Friday, April 9, 2021

Chapter 1: Page 8: Line 23

 "'Twas not too many years before the War,— what we were doing out in that Country together was brave, scientifick beyond my understanding, and ultimately meaningless,— we were putting a line straight through the heart of the Wilderness, eight yards wide and due west, in order to separate two Proprietorships, granted when the World was yet feudal and but eight years later to be nullified by the War for Independence."

* * * * * * * * * *

Line 23 Vulgarized:
"Not too long before the Revolutionary War, the group of us headed out into the wilderness to engage in scientific surveying which I, a humble religious man, could not comprehend. We were drawing a perfectly straight border, from east to west, through the country, eight yards wide, to ultimately end a British border dispute between the colonies of Maryland and Pennsylvania. The Proprietorships overlapped in the original descriptions of their land holdings (along with three counties in Delaware owned by the Penn family) which resulted in some lawsuits. Eventually the border was renegotiated and Mason and Dixon were hired to lay it out and mark it with crownstones."

Subtext:
It's possible the eight-yard-wide line represents the gulf separating the Proprietorships of 1786 and 1990. In a way, what nearly any man does, whether brave or cowardly or scientific or religious, ultimately becomes meaningless in the yawning expanse of time and history. In the end, all mankind's efforts at civilization is an eight-yard-wide line through the wilderness that will eventually simply be overgrown when man ignores the required maintenance simply because he's turned his gaze toward something else.
    Cherrycoke's confession that what they were doing was "beyond my understanding" is all of our confession. Do we ever know our purpose, or if we think we do, does it ultimately even matter? We wind up where we wind up due to chance and opportunity and perception and accident. We can lie to ourselves that we understand how we got there. Or we can admit, like Cherrycoke, that it's all meaningless and unknowable.
    Cherrycoke's description of their location as the Wilderness is almost certainly a reference to Jesus in the Wilderness when he was tempted by Satan. For them, they were on a scientific journey while Jesus was on a journey of faith. Cherrycoke might be suggesting that even the pursuit of science is a leap of faith for mankind, a journey into the unknown with the belief that they will emerge on the other side more knowledgeable, maybe more in control. They are battling ignorance just as Jesus battled temptation.
    In the previous paragraph, Cherrycoke mentions how they topped the Allegheny Ridge to look out over the meadows of Ohio Country stretched out to the Horizon. Could this be reference to the devil taking Jesus to the "exceedingly high mountain" to show him all the glory of the world? Could Cherrycoke be equating science to the devil's temptation of Jesus, leading man astray toward ultimately meaningless work? We cannot forget that the narrator of a large portion of this book is a Reverend.

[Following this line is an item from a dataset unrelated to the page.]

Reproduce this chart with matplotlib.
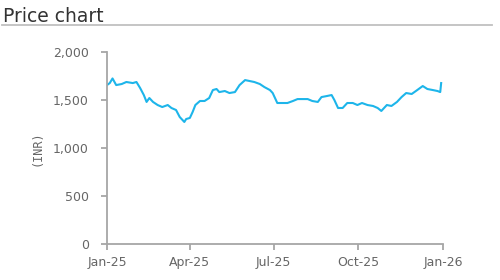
import pandas as pd
import matplotlib
matplotlib.use('Agg')
import matplotlib.pyplot as plt
import matplotlib.dates as mdates
from matplotlib.lines import Line2D

# Price series (INR)
dates = ['2025-01-01', '2025-01-04', '2025-01-07', '2025-01-11', '2025-01-17',
         '2025-01-22', '2025-01-29', '2025-02-02', '2025-02-06', '2025-02-10',
         '2025-02-13', '2025-02-16', '2025-02-20', '2025-02-25', '2025-03-02',
         '2025-03-08', '2025-03-12', '2025-03-17', '2025-03-21', '2025-03-24',
         '2025-03-26', '2025-03-28', '2025-04-01', '2025-04-04', '2025-04-07',
         '2025-04-12', '2025-04-17', '2025-04-22', '2025-04-26', '2025-04-30',
         '2025-05-03', '2025-05-09', '2025-05-14', '2025-05-20', '2025-05-25',
         '2025-05-31', '2025-06-05', '2025-06-10', '2025-06-16', '2025-06-21',
         '2025-06-27', '2025-06-30', '2025-07-05', '2025-07-11', '2025-07-16',
         '2025-07-22', '2025-07-27', '2025-08-01', '2025-08-07', '2025-08-12',
         '2025-08-18', '2025-08-22', '2025-08-28', '2025-09-02', '2025-09-05',
         '2025-09-09', '2025-09-14', '2025-09-19', '2025-09-25', '2025-09-30',
         '2025-10-05', '2025-10-11', '2025-10-17', '2025-10-22', '2025-10-26',
         '2025-11-01', '2025-11-06', '2025-11-12', '2025-11-17', '2025-11-22',
         '2025-11-28', '2025-12-04', '2025-12-10', '2025-12-15', '2025-12-21',
         '2025-12-26', '2025-12-29', '2025-12-30']
prices = [1656, 1677, 1725, 1656, 1667,
          1688, 1677, 1688, 1625, 1552,
          1480, 1521, 1480, 1448, 1427,
          1448, 1417, 1396, 1323, 1292,
          1271, 1302, 1313, 1375, 1448,
          1490, 1490, 1521, 1604, 1615,
          1583, 1594, 1573, 1583, 1656,
          1708, 1698, 1688, 1667, 1635,
          1604, 1573, 1469, 1469, 1469,
          1490, 1510, 1510, 1510, 1490,
          1480, 1531, 1542, 1552, 1500,
          1417, 1417, 1469, 1469, 1448,
          1469, 1448, 1438, 1417, 1386,
          1448, 1438, 1480, 1531, 1573,
          1563, 1604, 1646, 1615, 1604,
          1594, 1583, 1677]

y_ticks = [0, 500, 1000, 1500, 2000]
x_ticks = ['2025-01-01', '2025-04-01', '2025-07-01', '2025-10-01', '2026-01-01']

df = pd.DataFrame({'date': pd.to_datetime(dates), 'price': prices})

fig = plt.figure(figsize=(5, 2.8), dpi=100)
ax = fig.add_axes([0.214, 0.129, 0.672, 0.685])

ax.plot(df['date'], df['price'], color='#1DB5EA', linewidth=1.5)

ax.set_xlim(pd.Timestamp('2025-01-01'), pd.Timestamp('2026-01-01'))
ax.set_ylim(0, 2000)
ax.set_yticks(y_ticks)
ax.set_yticklabels([f'{v:,}' for v in y_ticks])
ax.set_xticks(pd.to_datetime(x_ticks))
ax.xaxis.set_major_formatter(mdates.DateFormatter('%b-%y'))

for s in ['top', 'right']:
    ax.spines[s].set_visible(False)
for s in ['left', 'bottom']:
    ax.spines[s].set_color('#a6a6a6')
    ax.spines[s].set_linewidth(1.3)

ax.tick_params(axis='both', colors='#a6a6a6', labelcolor='#666666',
               labelsize=9, length=4, width=1.3)
ax.tick_params(axis='y', pad=9)
ax.tick_params(axis='x', pad=5)

ax.set_ylabel('(INR)', family='DejaVu Sans Mono', fontsize=8.5,
              color='#666666', labelpad=7)

# header
fig.text(0.006, 0.921, 'Price chart', fontsize=13.5, color='#333333',
         va='baseline', ha='left')
fig.add_artist(Line2D([0.004, 0.984], [0.911, 0.911], transform=fig.transFigure,
                      color='#c0c0c0', linewidth=1.3))

fig.savefig('out.png', dpi=100)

I guess I should mention the fact that their work, according to Cherrycoke, was "nullified by the War for Independence" because it wasn't. The border they surveyed is still the border today, having been finished by another survey team later (because Mason & Dixon were interrupted by Native Americans) and "re-surveyed" two more times since then (I believe) with no major changes (if any. I'm not a border scholar!). So while Cherrycoke states that what they did was meaningless, and might have seemed meaningless, perhaps we're supposed to see the irony of this and realize, "Hey! What we do isn't meaningless even if it's lost in the context of time and history." Perhaps what we're looking at, in terms of meaninglessness, depends on scale. Historically, sure, most of what we do will be meaninglessness and disappear like a statue in a desert. But presently, how we treat each other, the kindnesses we show, the paths we choose to follow because of our innate curiosity and queer passions . . . those things mean everything. It's all we have and, ultimately, all we are. We're all cutting our own straight line, eight or so yards wide, through the heart of the Wilderness.